I am looking for confirmation so that I can be sure I understand what is being asked here. I need to show that the following function $f(x,y)$ is not differentiable at $(0,0)$ but that $g(x,y)=yf(x,y)$ is:

$$ f(x,y) = \left \{ \begin{array}{ll} {\frac {x^2 y} {x^2 + y^2} } & \mbox{ if $x,y\neq 0$ } \\ 0 & \mbox{if $x=y=0$} \end{array} \right. $$

If the differential exists at $(x,y)$, then there is a linear mapping $f'(x,y):\mathbb{R}^2 \rightarrow \mathbb{R}$ such that

$$f(x+tu,y+tv) - f(x,y) = f'(x,y)(tu,tv) + r(tu,tv)$$

where $r(tu,tv)/t \rightarrow 0$ as $t \rightarrow 0$. At $(x,y)=(0,0)$, this implies that

$$ \frac{u^2 v}{u^2 + v^2} = f(tu,tv) = f'(0,0)(tu,tv) + r(tu,tv) $$

since $f$ is nonlinear, $f'(0,0)$ cannot exist.

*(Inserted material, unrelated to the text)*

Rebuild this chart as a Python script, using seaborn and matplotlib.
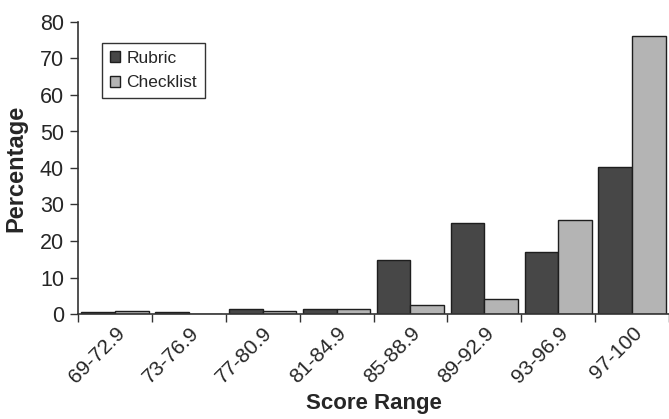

However, following the same line of reasoning for $g(x,y)$ gives:

$$ \frac{u^2 v^2 t}{u^2 + v^2} = g'(0,0)(tu,tv) + r(tu,tv) $$

Thus, as $t \rightarrow 0$, we have that $g'(0,0)(tu,tv) \rightarrow 0$, which means that $g'(0,0)$ is simply the linear operator defined by $g'(0,0)(x,y)=0$.

Answer 1

Since $f = 0$ on both coordinate axis, the partial derivative of $f$ (if they exist) must be $0$. Hence, if $f$ is differentiable at $(0,0)$ it would have to be the case that

$$ f(x,y) - f(0,0) = \frac{x^2y}{x^2+y^2} = r(x,y), $$

where $r(x,y)/\sqrt{x^2+y^2} \to 0$ as $(x,y) \to (0,0)$. Analyzing this limit, by passing to polar coordinates, we get $$ \frac{r(x,y)}{\sqrt{x^2+y^2}} = \frac{x^2y}{(x^2+y^2)^{3/2}} = \frac{r^3 \cos^2\theta \sin\theta}{r^3} = \cos^2\theta\sin\theta $$ and it's clear that this does not tend to $0$ (for most values of $\theta$) as $r \to 0$.

I'll leave the corresponding analysis of $yf(x,y)$ to you.